The theme of this session is how to find inner balance in a world engulfed in chaos. Or, to put it another way -- it's about how the heart can learn to meet its own unsettledness. Doug will draw on his many years of deep engagement with ancient Buddhist wisdom traditions to help us distinguish between "outer" problems -- the problems of the world -- and "inner" problems, the problems of the heart. We tend to put a lot of emphasis on the former, implicitly assuming that if we could just get the outer conditions of the world exactly right, our hearts would finally be happy and at ease. Experience teaches otherwise. Many of the challenges of our lives are not purely "outer" or "inner," but are a combination of the two -- they're a matter of how the heart meets the thing in the world that we don't like, the thing we identify as a problem. Buddhist wisdom offers methods for training the heart to meet the world in a more skillful way.

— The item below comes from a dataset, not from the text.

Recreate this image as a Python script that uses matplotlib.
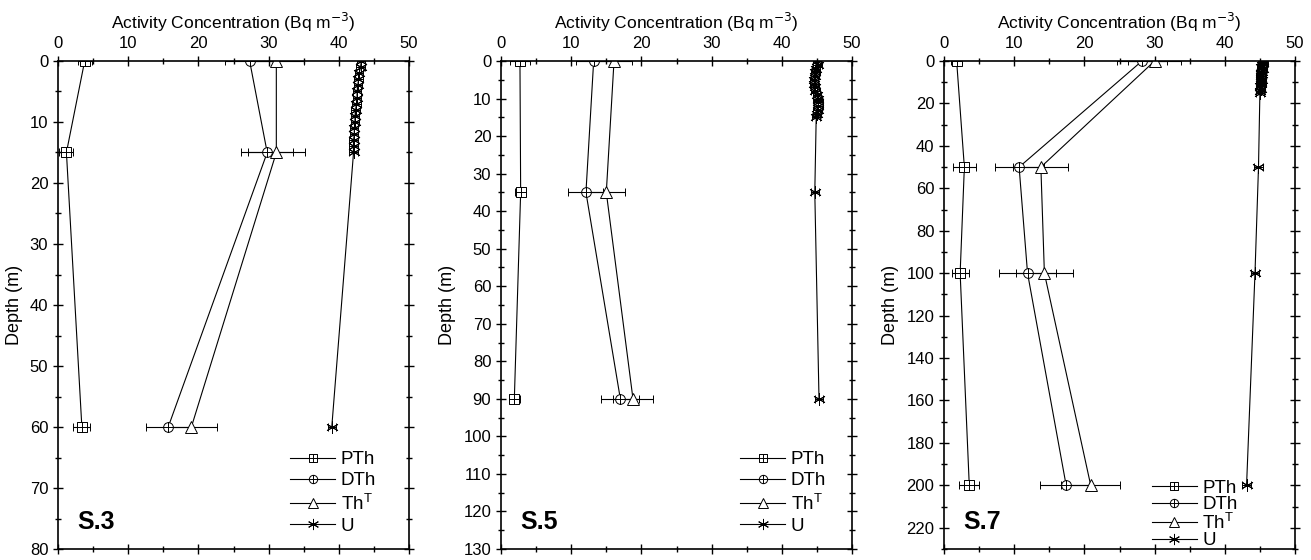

Through guided meditation and contemplative reflections, Doug will distill some of this wisdom into concrete recommendations that we can practice and apply immediately in our lives.
 



ABOUT DOUG KREMM

Doug Kremm is a philosopher and teacher based in Western Massachusetts. His work explores how ancient wisdom traditions, especially early Buddhism, can help us live with more clarity and balance in the modern world. He offers teachings and courses on meditation and the examined life, with an emphasis on contemplative practices that cultivate wisdom and inner freedom.  

Doug holds a PhD in Philosophy from Harvard, where he studied moral philosophy and metaphysics. He has taught philosophy at Harvard, Bennington College, and Deerfield Academy, and continues to work at the intersection of contemplative practice and philosophy. His approach is shaped by a commitment to meet people where they are and speak directly from the heart.